Dois minutos antes estávamos mesmo em frente, no balcão mais próximo do miradouro, a aguardar, e nada se passou!
Como chegar:
Em Calafate tem de se madrugar para ir a Perito Moreno e aproveitar o dia. A distância é de 80 quilómetros por estrada de asfalto.
No nosso caso foi levantar às 5.30h para estar nos escritórios da Hielo y Aventura às 7h, com equipamento adequado para frio e vento. O programa era fazer um trekking de hora e meia sobre o glaciar. A Hielo é concessionária do Parque Nacional Los Glaciares e prestou um serviço profissional e simpático. A viagem de autocarro levou mais de uma hora.
Deu para ver um pouco mais da estepe patagónica com muitas vacas e cavalos. Alguns dos animais estavam dispersos na vastidão da paisagem. A estrada abria caminho para o nada. O horizonte, amplo, era dominado, ao longe, pelos Andes, castanhos, desnudados, apenas com alguma vegetação rasteira.
Quando entrámos na zona montanhosa, tudo mudou. A vegetação era semelhante à savana. Árvores cobriam a encosta e o contraste com o Lago Argentino já não era tão intenso.
A estrada até ao parque era toda asfaltada e muitos dos turistas não resistiram a uma soneca: uma das particularidades dos programas em Calafate é que começavam todos muito cedo, nem se percebia bem porquê e foi razão de queixa de alguns turistas.
O bilhete para ingresso no parque foi de 260 pesos para os portugueses. Os do Mercosul pagavam menos e era ainda mais barato para os locais (este é um procedimento habitual em estruturas públicas na Argentina e Chile).
Ao contornarmos uma montanha, abriu-se no horizonte uma visão espetacular: o verde do lago era confrontado com uma barreira alta, estática, azul e branca, com meios tons e formas pontiagudas no topo. Parecia o exército de terracota de Xian mas em matéria branca. Tivemos sorte, praticamente não choveu e ainda deu para termos as boas-vindas com um arco-íris.

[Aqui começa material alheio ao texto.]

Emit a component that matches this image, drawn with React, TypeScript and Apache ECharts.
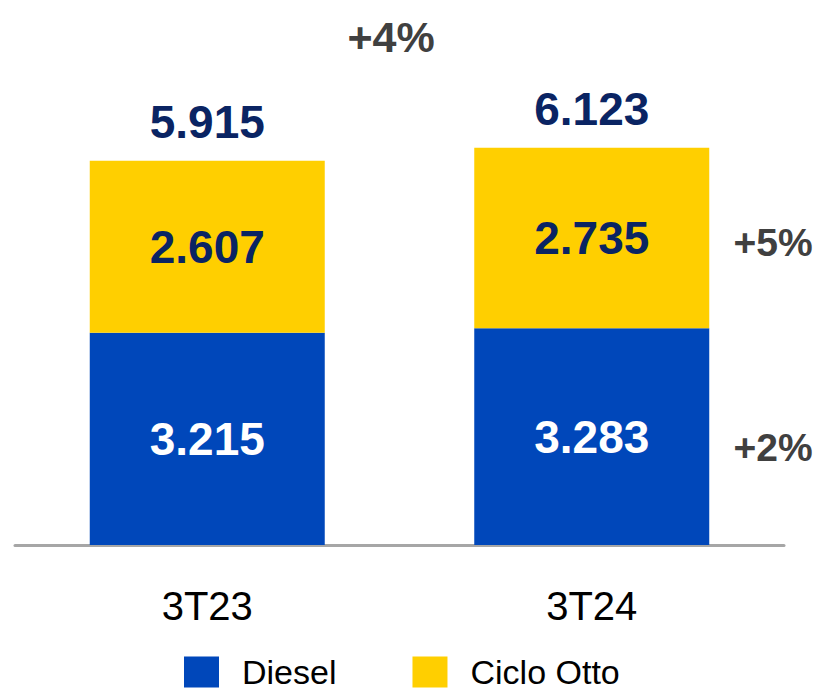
import React, { useEffect, useRef } from "react";
import * as echarts from "echarts";

const categories = ["3T23", "3T24"];
const diesel = [3215, 3283];
const cicloOtto = [2607, 2735];
const totals = [5915, 6123];
const growthTotal = "+4%";
const growthOtto = "+5%";
const growthDiesel = "+2%";

const BLUE = "#0047BA";
const YELLOW = "#FFCF00";
const NAVY = "#0A2463";
const GRAY = "#404040";
const FONT = "Liberation Sans, Arial, sans-serif";

const fmt = (v: number) => (v / 1000).toFixed(3);

export default function App() {
  const ref = useRef<HTMLDivElement>(null);
  useEffect(() => {
    document.body.style.margin = "0";
    const chart = echarts.init(ref.current!, undefined, { renderer: "svg" });
    chart.setOption({
      animation: false,
      backgroundColor: "#ffffff",
      textStyle: { fontFamily: FONT },
      grid: { left: 15, right: 37, top: 83, bottom: 145 },
      legend: {
        data: ["Diesel", "Ciclo Otto"],
        left: 184,
        top: 655,
        padding: 0,
        itemWidth: 35,
        itemHeight: 31,
        itemGap: 76,
        icon: "rect",
        textStyle: {
          fontSize: 34,
          lineHeight: 34,
          color: "#000",
          fontFamily: FONT,
          padding: [0, 0, 0, 18],
        },
      },
      xAxis: {
        type: "category",
        data: categories,
        axisLine: { lineStyle: { color: "#A6A6A6", width: 3 } },
        axisTick: { show: false },
        axisLabel: { fontSize: 40, color: "#000", margin: 41, fontFamily: FONT },
      },
      yAxis: {
        type: "value",
        min: 0,
        max: 7000,
        show: false,
        splitLine: { show: false },
      },
      series: [
        {
          name: "Diesel",
          type: "bar",
          stack: "t",
          barWidth: 235,
          data: diesel,
          itemStyle: { color: BLUE },
          label: {
            show: true,
            position: "inside",
            formatter: (p: any) => fmt(p.value),
            color: "#fff",
            fontWeight: "bold",
            fontSize: 46,
            fontFamily: FONT,
          },
        },
        {
          name: "Ciclo Otto",
          type: "bar",
          stack: "t",
          barWidth: 235,
          data: cicloOtto,
          itemStyle: { color: YELLOW },
          label: {
            show: true,
            position: "inside",
            formatter: (p: any) => fmt(p.value),
            color: NAVY,
            fontWeight: "bold",
            fontSize: 46,
            fontFamily: FONT,
          },
        },
        {
          name: "Total",
          type: "scatter",
          symbolSize: 0,
          itemStyle: { opacity: 1 },
          data: diesel.map((d, i) => d + cicloOtto[i]),
          label: {
            show: true,
            position: "top",
            distance: 16,
            formatter: (p: any) => fmt(totals[p.dataIndex]),
            color: NAVY,
            opacity: 1,
            fontWeight: "bold",
            fontSize: 46,
            fontFamily: FONT,
          },
        },
      ],
      graphic: [
        {
          type: "text",
          x: 391,
          y: 37,
          style: {
            text: growthTotal,
            fill: GRAY,
            font: `bold 43px ${FONT}`,
            textAlign: "center",
            textVerticalAlign: "middle",
          },
        },
        {
          type: "text",
          x: 773,
          y: 242,
          style: {
            text: growthOtto,
            fill: GRAY,
            font: `bold 39px ${FONT}`,
            textAlign: "center",
            textVerticalAlign: "middle",
          },
        },
        {
          type: "text",
          x: 773,
          y: 447,
          style: {
            text: growthDiesel,
            fill: GRAY,
            font: `bold 39px ${FONT}`,
            textAlign: "center",
            textVerticalAlign: "middle",
          },
        },
      ],
    });
    return () => chart.dispose();
  }, []);
  return <div ref={ref} style={{ width: 821, height: 690 }} />;
}
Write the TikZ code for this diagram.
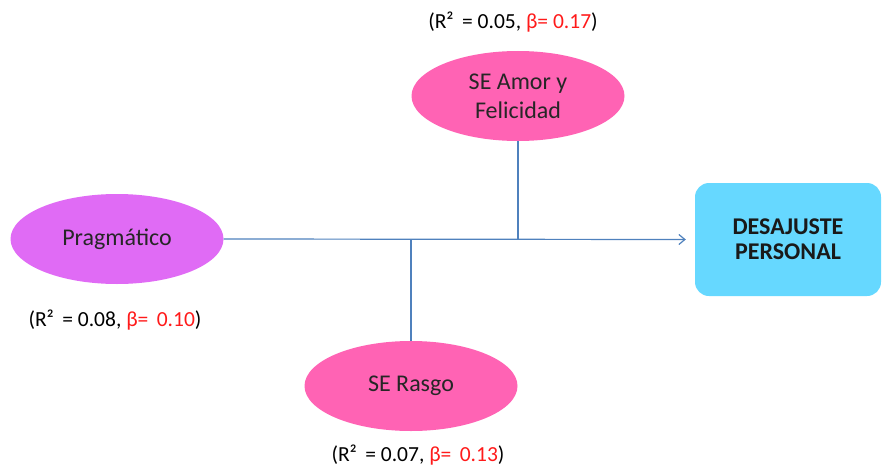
\documentclass[tikz,border=0pt]{standalone}
\usepackage{fontspec}
\setmainfont{Carlito}
\usepackage{xcolor}
\usetikzlibrary{shapes.geometric}
\usetikzlibrary{arrows.meta}
\definecolor{lila}{HTML}{E06BF5}
\definecolor{rosa}{HTML}{FF63B4}
\definecolor{celeste}{HTML}{66D8FF}
\definecolor{linea}{HTML}{4F81BD}
\definecolor{rojo}{HTML}{FF1A1A}
\begin{document}
\begin{tikzpicture}[x=1pt, y=-1pt,
	elipse/.style={ellipse, minimum width=213pt, minimum height=90pt, inner sep=0pt, align=center, text=black!85, font=\fontsize{24}{29}\selectfont},
	caja/.style={rounded corners=14pt, minimum width=186pt, minimum height=113pt, fill=celeste, align=center, text=black!90, font=\fontsize{24}{25}\selectfont\bfseries},
	dato/.style={font=\fontsize{21.5}{24}\selectfont},
	flecha/.style={draw=linea, line width=1.2pt}]
	%Rahmen
	\useasboundingbox (0,0) rectangle (882,468);
	%
	%Pragmatico
	\node (prag) at (117,239) [elipse, fill=lila] {Pragmático};
	\node (datoprag) at (115,320) [dato] {(R²\, = 0.08, {\color{rojo}β=\, 0.10})};
	%
	%SE Amor y Felicidad
	\node (amor) at (518,96) [elipse, fill=rosa] {SE Amor y\\Felicidad};
	\node (datoamor) at (513,22) [dato] {(R²\, = 0.05, {\color{rojo}β= 0.17})};
	%
	%SE Rasgo
	\node (rasgo) at (411,386) [elipse, fill=rosa] {SE Rasgo};
	\node (datorasgo) at (418,455) [dato] {(R²\, = 0.07, {\color{rojo}β=\, 0.13})};
	%
	%Desajuste personal
	\node (desajuste) at (788,239.5) [caja] {DESAJUSTE\\PERSONAL};
	%
	%Pfeil Pragmatico - Desajuste
	\draw[flecha, -{Straight Barb[length=6pt, width=10pt]}] (prag.east) -- ([xshift=-9pt]desajuste.west);
	%
	%Linie Amor
	\draw[flecha] (amor.south) -- (amor.south |- prag.east);
	%
	%Linie Rasgo
	\draw[flecha] (rasgo.north) -- (rasgo.north |- prag.east);
\end{tikzpicture}
\end{document}
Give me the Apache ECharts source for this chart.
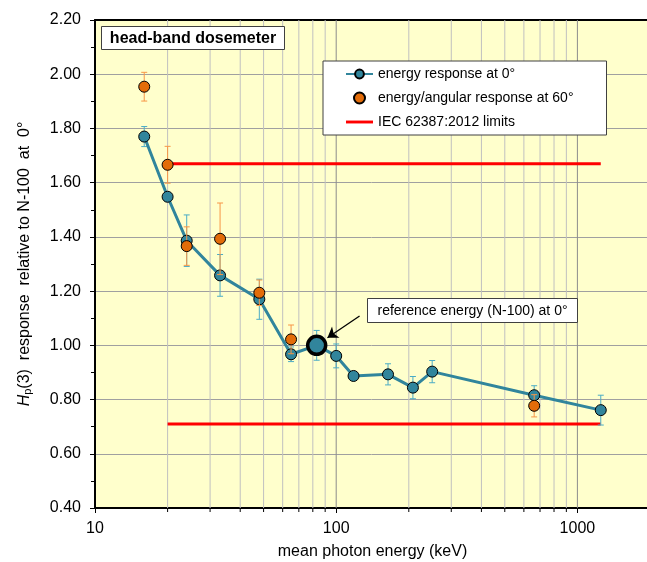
<!DOCTYPE html>
<html><head><meta charset="utf-8">
<script src="https://cdn.jsdelivr.net/npm/echarts@6/dist/echarts.min.js"></script>
<style>html,body{margin:0;padding:0;background:#fff}#c{width:647px;height:562px}</style>
</head><body><div id="c"></div>
<script>
// ---- data ----
const energy0 = [16, 20, 24, 33, 48, 65, 83, 100, 118, 164, 208, 250, 662, 1250];
const response0 = [1.770, 1.548, 1.386, 1.258, 1.170, 0.967, 1.000, 0.961, 0.887, 0.893, 0.844, 0.903, 0.816, 0.761];
const err0 = [0.037, 0.015, 0.095, 0.077, 0.074, 0.027, 0.055, 0.044, 0.015, 0.039, 0.041, 0.041, 0.035, 0.055];
const energy60 = [16, 20, 24, 33, 48, 65, 662];
const response60 = [1.954, 1.666, 1.366, 1.393, 1.194, 1.022, 0.777];
const err60 = [0.053, 0.068, 0.071, 0.132, 0.047, 0.053, 0.041];
const limitEnergies = [20, 1250];
const limitUpper = 1.67;
const limitLower = 0.71;
const refEnergy = 83;
const refLabel = 'reference energy (N-100) at 0°';
const arrowFrom = [125, 1.108];
const arrowTo = [92, 1.028];
const xGridValues = [20, 30, 40, 50, 60, 70, 80, 90, 100, 200, 300, 400, 500, 600, 700, 800, 900, 1000];
const xMajorValues = [10, 100, 1000];
const xMin = 10, xMax = 2000;
const yMin = 0.4, yMax = 2.2, yStep = 0.2;
const seriesNames = ['energy response at 0°', 'energy/angular response at 60°', 'IEC 62387:2012 limits'];

const FONT = '"Liberation Sans", Arial, sans-serif';
const BLUE = '#31859C', BLUE_ERR = '#4BACC6', ORANGE = '#E36C09', ORANGE_ERR = '#F79646';

function errRender(color) {
  return function (params, api) {
    const x = api.value(0);
    const lo = api.coord([x, api.value(1)]);
    const hi = api.coord([x, api.value(2)]);
    const c = 3;
    return {
      type: 'group',
      children: [
        { type: 'line', shape: { x1: lo[0], y1: lo[1], x2: hi[0], y2: hi[1] }, style: { stroke: color, lineWidth: 1 } },
        { type: 'line', shape: { x1: lo[0] - c, y1: lo[1], x2: lo[0] + c, y2: lo[1] }, style: { stroke: color, lineWidth: 1 } },
        { type: 'line', shape: { x1: hi[0] - c, y1: hi[1], x2: hi[0] + c, y2: hi[1] }, style: { stroke: color, lineWidth: 1 } }
      ]
    };
  };
}

const chart = echarts.init(document.getElementById('c'), null, { renderer: 'canvas' });
chart.setOption({
  animation: false,
  textStyle: { fontFamily: FONT },
  grid: { left: 95, top: 20, width: 555, height: 488, show: true, backgroundColor: '#FFFFCC', borderWidth: 0, containLabel: false, outerBoundsMode: 'none' },
  legend: {
    orient: 'vertical', left: 323, top: 61, z: 20,
    data: [
      { name: seriesNames[0] },
      { name: seriesNames[1] },
      { name: seriesNames[2], icon: 'path://M0,0H28V3H0Z' }
    ],
    backgroundColor: '#fff', borderColor: '#404040', borderWidth: 1,
    padding: [6, 33, 6, 22], itemGap: 10, itemWidth: 27, itemHeight: 11,
    textStyle: { fontSize: 14, color: '#000', fontFamily: FONT },
    selectedMode: false
  },
  xAxis: [{
    type: 'log', logBase: 10, min: xMin, max: xMax,
    name: 'mean photon energy (keV)', nameLocation: 'middle', nameGap: 36,
    nameTextStyle: { fontSize: 16, color: '#000', fontFamily: FONT },
    axisLine: { show: true, onZero: false, lineStyle: { color: '#000', width: 2 } },
    axisTick: { show: true, length: 5, lineStyle: { color: '#000' } },
    axisLabel: {
      fontSize: 16, color: '#000', margin: 13, fontFamily: FONT,
      formatter: v => (xMajorValues.indexOf(Math.round(v)) >= 0 ? String(Math.round(v)) : '')
    },
    splitLine: { show: false }
  }, {
    type: 'log', logBase: 10, min: xMin, max: xMax, position: 'top',
    axisLine: { show: true, onZero: false, lineStyle: { color: '#000', width: 2 } },
    axisTick: { show: false }, axisLabel: { show: false }, splitLine: { show: false }
  }],
  yAxis: {
    type: 'value', min: yMin, max: yMax, interval: yStep,
    name: '{i|H}{s|p}{n|(3)  response  relative to N-100  at  0°}',
    nameLocation: 'middle', nameGap: 62, nameRotate: 90,
    nameTextStyle: {
      fontSize: 16, color: '#000', fontFamily: FONT,
      rich: {
        i: { fontStyle: 'italic', fontSize: 16, color: '#000', fontFamily: FONT },
        s: { fontSize: 11, color: '#000', fontFamily: FONT, verticalAlign: 'bottom', padding: [6, 0, 0, 0] },
        n: { fontSize: 16, color: '#000', fontFamily: FONT }
      }
    },
    axisLine: { show: true, onZero: false, lineStyle: { color: '#000', width: 2 } },
    axisTick: { show: true, length: 5, lineStyle: { color: '#000' } },
    minorTick: { show: true, splitNumber: 2, length: 4, lineStyle: { color: '#000' } },
    axisLabel: { fontSize: 16, color: '#000', margin: 14, fontFamily: FONT, formatter: v => v.toFixed(2) },
    splitLine: { show: true, lineStyle: { color: '#A0A0A0', width: 1 } }
  },
  graphic: {
    elements: [
      {
        type: 'group', left: 101, top: 26, z: 100,
        children: [
          { type: 'rect', z: 100, shape: { x: 0, y: 0, width: 183, height: 23 }, style: { fill: '#fff', stroke: '#404040', lineWidth: 1 } },
          { type: 'text', z: 101, x: 91.5, y: 12, style: { text: 'head-band dosemeter', font: 'bold 16px ' + FONT, align: 'center', verticalAlign: 'middle', fill: '#000' } }
        ]
      },
      {
        type: 'group', left: 367, top: 298, z: 100,
        children: [
          { type: 'rect', z: 100, shape: { x: 0, y: 0, width: 210, height: 24 }, style: { fill: '#fff', stroke: '#404040', lineWidth: 1 } },
          { type: 'text', z: 101, x: 105, y: 12.5, style: { text: refLabel, font: '14px ' + FONT, align: 'center', verticalAlign: 'middle', fill: '#000' } }
        ]
      }
    ]
  },
  series: [
    {
      type: 'custom', name: 'grid', silent: true, clip: false, z: 1,
      data: xGridValues.map(v => [v, yMin]),
      renderItem: function (params, api) {
        const v = api.value(0);
        const top = api.coord([v, yMax]);
        const bot = api.coord([v, yMin]);
        const major = xMajorValues.indexOf(v) >= 0;
        const ch = [{ type: 'line', shape: { x1: top[0], y1: top[1], x2: bot[0], y2: bot[1] }, style: { stroke: major ? '#8C8C8C' : '#C0C0C0', lineWidth: 1 } }];
        if (!major) ch.push({ type: 'line', shape: { x1: bot[0], y1: bot[1], x2: bot[0], y2: bot[1] + 4 }, style: { stroke: '#000', lineWidth: 1 } });
        return { type: 'group', children: ch };
      }
    },
    {
      type: 'line', name: seriesNames[2], z: 3, symbol: 'none',
      lineStyle: { color: '#FF0000', width: 3 }, itemStyle: { color: '#FF0000' },
      data: limitEnergies.map(x => [x, limitUpper])
    },
    {
      type: 'line', name: seriesNames[2], z: 3, symbol: 'none',
      lineStyle: { color: '#FF0000', width: 3 }, itemStyle: { color: '#FF0000' },
      data: limitEnergies.map(x => [x, limitLower])
    },
    {
      type: 'custom', name: 'err0', silent: true, z: 4,
      data: energy0.map((x, i) => [x, response0[i] - err0[i], response0[i] + err0[i]]),
      encode: { x: 0, y: [1, 2] },
      renderItem: errRender(BLUE_ERR)
    },
    {
      type: 'line', name: seriesNames[0], z: 5,
      symbol: 'circle', symbolSize: 11,
      lineStyle: { color: BLUE, width: 3 },
      itemStyle: { color: BLUE, borderColor: '#000', borderWidth: 1 },
      data: energy0.map((x, i) => x === refEnergy
        ? { value: [x, response0[i]], symbolSize: 18, itemStyle: { color: BLUE, borderColor: '#000', borderWidth: 3.5 } }
        : [x, response0[i]]),
      markLine: {
        silent: true, symbol: ['none', 'arrow'], symbolSize: 10,
        lineStyle: { color: '#000', width: 1.3, type: 'solid' },
        label: { show: false },
        data: [[{ coord: arrowFrom }, { coord: arrowTo }]]
      }
    },
    {
      type: 'custom', name: 'err60', silent: true, z: 6,
      data: energy60.map((x, i) => [x, response60[i] - err60[i], response60[i] + err60[i]]),
      encode: { x: 0, y: [1, 2] },
      renderItem: errRender(ORANGE_ERR)
    },
    {
      type: 'scatter', name: seriesNames[1], z: 7,
      symbol: 'circle', symbolSize: 11,
      itemStyle: { color: ORANGE, borderColor: '#000', borderWidth: 1, opacity: 1 },
      data: energy60.map((x, i) => [x, response60[i]])
    }
  ]
});
</script>
</body></html>
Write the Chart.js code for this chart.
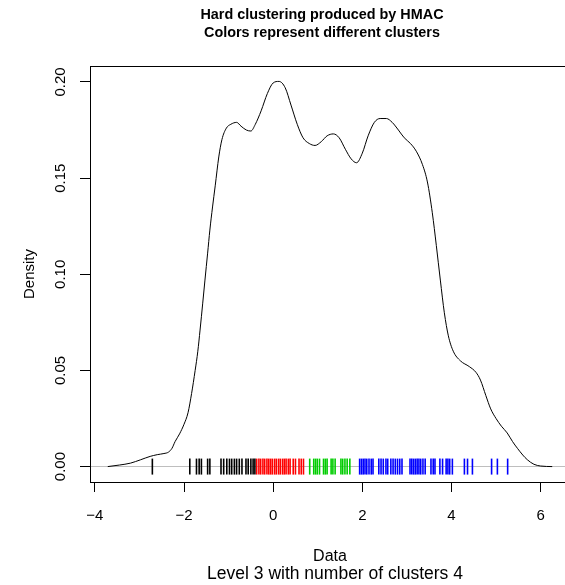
<!DOCTYPE html>
<html>
<head>
  <title>Hard clustering produced by HMAC</title>
  <script src="https://cdn.jsdelivr.net/npm/chart.js"></script>
  <style>
    html, body { margin: 0; padding: 0; overflow: hidden; background: #fff; }
    #chart { display: block; }
  </style>
</head>
<body>
  <canvas id="chart" width="580" height="585"></canvas>
  <script>
    // kernel density of the data
    const densX = [-3.71, -3.45, -3.2, -2.98, -2.76, -2.6, -2.45, -2.35, -2.27, -2.2, -2.1, -2.0, -1.91, -1.83,
      -1.75, -1.69, -1.64, -1.58, -1.53, -1.47, -1.42, -1.36, -1.3, -1.22, -1.15, -1.05, -0.95, -0.82, -0.72,
      -0.6, -0.5, -0.4, -0.27, -0.13, 0.0, 0.13, 0.27, 0.4, 0.54, 0.67, 0.81, 0.94, 1.08, 1.21, 1.35, 1.48,
      1.62, 1.75, 1.87, 2.0, 2.13, 2.27, 2.4, 2.54, 2.67, 2.81, 2.94, 3.08, 3.21, 3.35, 3.46, 3.57, 3.66,
      3.75, 3.84, 3.93, 4.04, 4.2, 4.4, 4.55, 4.65, 4.77, 4.88, 5.0, 5.12, 5.25, 5.37, 5.48, 5.6, 5.7, 5.85,
      6.0, 6.26];
    const densY = [0.0, 0.0008, 0.0018, 0.0035, 0.0053, 0.0062, 0.0068, 0.0075, 0.0095, 0.013, 0.017, 0.022,
      0.028, 0.038, 0.05, 0.06, 0.071, 0.085, 0.097, 0.111, 0.123, 0.135, 0.146, 0.161, 0.17, 0.176, 0.178,
      0.179, 0.177, 0.175, 0.1745, 0.178, 0.185, 0.194, 0.1995, 0.2003, 0.197, 0.188, 0.178, 0.171, 0.168,
      0.167, 0.169, 0.172, 0.173, 0.171, 0.165, 0.16, 0.158, 0.163, 0.172, 0.179, 0.181, 0.181, 0.179, 0.175,
      0.171, 0.168, 0.164, 0.157, 0.148, 0.132, 0.115, 0.097, 0.08, 0.068, 0.06, 0.055, 0.052, 0.049, 0.045,
      0.037, 0.03, 0.025, 0.021, 0.0175, 0.013, 0.0095, 0.006, 0.0036, 0.0012, 0.0003, 0.0];

    // rug: observations by cluster
    const cluster1 = [-2.71, -1.87, -1.72, -1.66, -1.61, -1.47, -1.42, -1.17, -1.11, -1.04, -0.98, -0.93,
      -0.87, -0.82, -0.76, -0.70, -0.61, -0.56, -0.50, -0.45, -0.41];
    const cluster2 = [-0.37, -0.32, -0.28, -0.23, -0.19, -0.14, -0.10, -0.06, -0.02, 0.03, 0.07, 0.12, 0.16,
      0.21, 0.25, 0.29, 0.34, 0.38, 0.45, 0.50, 0.58, 0.63, 0.68];
    const cluster3 = [0.82, 0.91, 0.95, 0.99, 1.04, 1.13, 1.17, 1.21, 1.30, 1.34, 1.39, 1.52, 1.56, 1.61,
      1.66, 1.72];
    const cluster4 = [1.94, 1.98, 2.02, 2.06, 2.10, 2.15, 2.20, 2.24, 2.37, 2.42, 2.47, 2.53, 2.57, 2.64,
      2.69, 2.74, 2.79, 2.84, 2.89, 3.07, 3.11, 3.15, 3.19, 3.23, 3.27, 3.31, 3.36, 3.41, 3.54, 3.59, 3.63,
      3.74, 3.80, 3.88, 3.92, 3.96, 4.02, 4.29, 4.36, 4.47, 4.90, 5.03, 5.26];
    const clusterColors = ["#000000", "#ff0000", "#00cd00", "#0000ff"];

    const xTicks = [-4, -2, 0, 2, 4, 6];
    const yTicks = [0, 0.05, 0.10, 0.15, 0.20];
    const titleLines = ["Hard clustering produced by HMAC", "Colors represent different clusters"];
    const xLabel = "Data";
    const subLabel = "Level 3 with number of clusters 4";
    const yLabel = "Density";

    const FONT = "'Liberation Sans', Arial, Helvetica, sans-serif";
    Chart.defaults.font.family = FONT;
    Chart.defaults.color = "#000";

    // R pads the data range by 4% on each side
    const xMin = Math.min(...densX), xMax = Math.max(...densX);
    const padX = 0.04 * (xMax - xMin);
    const yMax = Math.max(...densY);
    const padY = 0.04 * yMax;

    const rPlot = {
      id: "rPlot",
      afterDraw(chart) {
        const { ctx, chartArea: a, scales: { y } } = chart;
        ctx.save();
        ctx.strokeStyle = "#000";
        ctx.lineWidth = 1;
        ctx.strokeRect(Math.round(a.left) + 0.5, Math.round(a.top) + 0.5,
          Math.round(a.right - a.left), Math.round(a.bottom - a.top));

        // y labels are drawn parallel to the axis
        ctx.fillStyle = "#000";
        ctx.textAlign = "center";
        ctx.textBaseline = "middle";
        ctx.font = "15px " + FONT;
        y.ticks.forEach(t => {
          ctx.save();
          ctx.translate(61, y.getPixelForValue(t.value));
          ctx.rotate(-Math.PI / 2);
          ctx.fillText(t.value.toFixed(2), 0, 0);
          ctx.restore();
        });

        ctx.font = "bold 14.4px " + FONT;
        titleLines.forEach((s, i) => ctx.fillText(s, 322, 15 + i * 18));

        ctx.font = "17.5px " + FONT;
        ctx.fillText(subLabel, 335, 574);
        ctx.restore();
      }
    };

    const rugSets = [cluster1, cluster2, cluster3, cluster4].map((c, i) => ({
      data: c.map(v => ({ x: v, y: 0 })),
      showLine: false,
      pointStyle: "line",
      pointRotation: 90,
      pointRadius: 8,
      pointBorderWidth: 1.6,
      pointBorderColor: clusterColors[i],
      pointBackgroundColor: clusterColors[i]
    }));

    new Chart(document.getElementById("chart"), {
      type: "scatter",
      data: {
        datasets: [{
          data: densX.map((v, i) => ({ x: v, y: densY[i] })),
          showLine: true,
          borderColor: "#000",
          borderWidth: 1,
          pointRadius: 0,
          cubicInterpolationMode: "monotone"
        }, ...rugSets]
      },
      options: {
        responsive: false,
        animation: false,
        events: [],
        layout: { padding: { top: 66, right: 10, left: 0, bottom: 0 } },
        plugins: { legend: { display: false }, tooltip: { enabled: false } },
        scales: {
          x: {
            type: "linear",
            min: xMin - padX,
            max: xMax + padX,
            afterBuildTicks: s => { s.ticks = xTicks.map(v => ({ value: v })); },
            afterFit: s => { s.height = 103; },
            grid: { drawOnChartArea: false, drawTicks: true, tickLength: 10, tickColor: "#000", tickWidth: 1 },
            border: { display: false },
            ticks: {
              padding: 14.5,
              font: { size: 15 },
              color: "#000",
              maxRotation: 0,
              autoSkip: false,
              callback: v => String(v).replace("-", "\u2212")
            },
            title: { display: true, text: xLabel, font: { size: 16 }, color: "#000", padding: { top: 0, bottom: 19 } }
          },
          y: {
            type: "linear",
            min: -padY,
            max: yMax + padY,
            afterBuildTicks: s => { s.ticks = yTicks.map(v => ({ value: v })); },
            afterFit: s => { s.width = 90; },
            grid: {
              color: c => (c.tick && c.tick.value === 0 ? "#bebebe" : "rgba(0,0,0,0)"),
              tickColor: "#000",
              tickLength: 10,
              drawTicks: true
            },
            border: { display: false },
            ticks: { display: false },
            title: { display: true, text: yLabel, font: { size: 15 }, color: "#000", padding: { top: 21 } }
          }
        }
      },
      plugins: [rPlot]
    });
  </script>
</body>
</html>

Atravessámos de barco o Lago Rico, com vista para a frente do glaciar e com a promessa de, no regresso, a viagem ser próxima do Perito Moreno. Não foi bem assim. Na verdade, um outro barco fazia essa travessia, mesmo em frente à parede do glaciar. Devia ser o outro programa da Hielo.
Já em terra firme, fomos até um refúgio, onde foi possível deixar algumas coisas e ficar mais leve para a caminhada no gelo.
O caminho até ao glaciar demorou cerca de 20 minutos a percorrer e deu para comer bagas do arbusto Calafate. Frutos silvestres escuros e não muito doces. Alguns membros do grupo aproveitaram esta primeira caminhada para se darem a conhecer e apreciar a perspetiva do espaço aberto frente ao glaciar.
Após a caminhada, deu-se o regresso ao abrigo, tempo para comer alguma coisa, muitas fotos, transporte de barco e rodoviário até ao Miradouro e depois regresso a Calafate.
Para a caminhada no Perito Moreno deve levar calçado apropriado de caminhada e com sola dura para ajudar a estrutura de grampos a fixar-se. Roupa para frio e vento, água, óculos de sol, protetor solar e nada mais, caso vá com a Hielo.